Avoshifts, Unishifts and Nondeterministic Cellular Automata
Ville Salo
TL;DR
The paper investigates avoshifts and unishifts on $\mathbb{Z}^d$, defining a local-to-global validity property controlled by bounded subpatterns on convex sets. It develops an abstract construction framework of rules and manuals, then proves that every avoshift is, up to convex blocking and a linear change of basis, the two-sided spacetime subshift of a nondeterministic cellular automaton on a lower-dimensional avoshift. This central connection yields key corollaries: avoshifts contain periodic points, unishifts have dense periodic points and admit equal-entropy full-shift factors, and, through nondeterministic spacetime structure, concrete representations of classical examples like Ledrappier and the golden mean shift. The methods hinge on a novel notion of permissivity in manuals, enabling parallel handling of slanted halfspace extensions and a stepwise descent to lower dimensions.
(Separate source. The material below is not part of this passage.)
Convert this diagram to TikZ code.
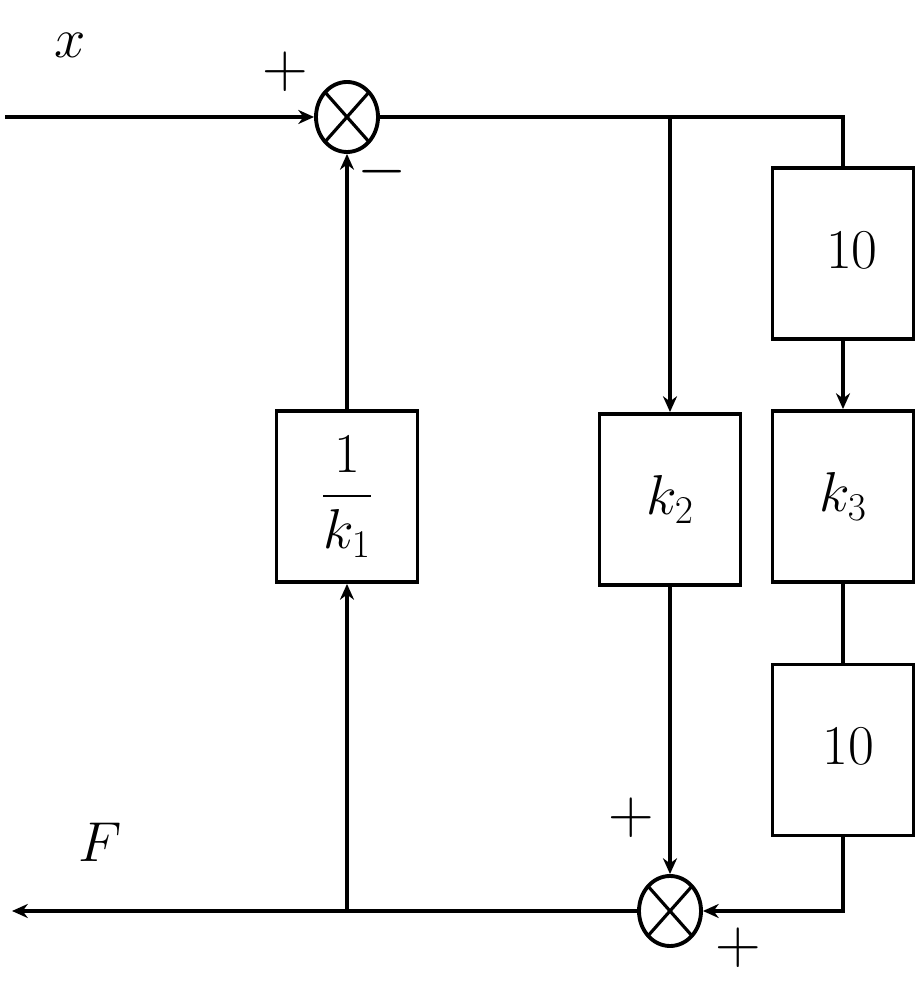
\RequirePackage{fix-cm}
\documentclass[tikz,border=0pt]{standalone}
\usepackage{amsmath}
\usepackage{tikz}
\usetikzlibrary{arrows.meta, positioning, shapes.geometric}

\tikzset{
  block/.style={draw, line width=2.2pt, minimum width=2.82cm, minimum height=3.42cm, inner sep=0pt},
  sumnode/.style={draw, ellipse, line width=2.2pt, minimum width=1.24cm, minimum height=1.40cm, inner sep=0pt,
    path picture={\draw[line width=1.8pt] (path picture bounding box.north west) -- (path picture bounding box.south east)
      (path picture bounding box.north east) -- (path picture bounding box.south west);}},
  signal/.style={inner sep=0pt},
  sign/.style={inner sep=0pt, font=\fontsize{36}{42}\selectfont},
}

\begin{document}
\begin{tikzpicture}[>={Stealth[length=9pt,width=8pt]}, line width=2.2pt,
  font=\fontsize{32}{38}\selectfont]

  \useasboundingbox (0,0) rectangle (18.30,19.74);

  % --- summing junctions ---
  \node[sumnode] (S1) at (6.94,17.40) {};
  \node[sumnode] (S2) at (13.40,1.52) {};

  % --- blocks ---
  \node[block] (k1)   at (6.94,9.81)  {$\dfrac{1}{k_1}$};
  \node[block] (k2)   at (13.40,9.75) {$k_2$};
  \node[block] (ten1) at (16.86,14.67) {\raisebox{4pt}{\hspace{10pt}$10$}};
  \node[block] (k3)   at (16.86,9.81) {$k_3$\hspace{6pt}};
  \node[block] (ten2) at (16.86,4.74) {\raisebox{4pt}{\hspace{6pt}$10$}};

  % --- free ends and branch points ---
  \coordinate (in)  at (0.10,17.40);
  \coordinate (out) at (0.24,1.52);
  \coordinate (br1) at (13.40,17.40);
  \coordinate (br2) at (6.94,1.52);

  % --- forward path ---
  \draw[->] (in) -- (S1.west);
  \draw (S1.east) -| (ten1.north);
  \draw[->] (br1) -- (k2.north);
  \draw[->] (ten1.south) -- (k3.north);
  \draw (k3.south) -- (ten2.north);
  \draw[->] (ten2.south) |- (S2.east);
  \draw[->] (k2.south) -- (S2.north);

  % --- output and feedback ---
  \draw[->] (S2.west) -- (out);
  \draw[->] (br2) -- (k1.south);
  \draw[->] (k1.north) -- (S1.south);

  % --- signals and signs ---
  \node[signal] (lx) at (1.40,18.84) {$x$};
  \node[signal] (lF) at (2.00,2.90) {$F$};
  \node[sign] (p1) at (5.70,18.30) {$+$};
  \node[sign] (m1) at (7.64,16.30) {$-$};
  \node[sign] (p2) at (12.62,3.38) {$+$};
  \node[sign] (p3) at (14.76,0.78) {$+$};

\end{tikzpicture}
\end{document}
Overall, the results provide a structural bridge between multidimensional symbolic dynamics and nondeterministic CA, with implications for ergodicity, entropy, and dynamical representations of well-known subshifts.
Abstract
In this paper, we study avoshifts and unishifts on $\mathbb{Z}^d$. Avoshifts are subshifts where for each convex set $C$, and each vector $v$ such that $C \cup \{\vec v\}$ is also convex, the set of valid extensions of globally valid patterns on $C$ to ones on $C \cup \{v\}$ is determined by a bounded subpattern of $C$. Unishifts are the subshifts where for such $C, \vec v$, every $C$-pattern has the same number of $\vec v$-extensions. Cellwise quasigroup shifts (including group shifts) and TEP subshifts are examples of unishifts, while unishifts and subshifts with topological strong spatial mixing are examples of avoshifts. We prove that every avoshift is the spacetime subshift of a nondeterministic cellular automaton on an avoshift of lower dimension up to a linear transformation and a convex blocking. From this, we deduce that all avoshifts contain periodic points, and that unishifts have dense periodic points and admit equal entropy full shift factors.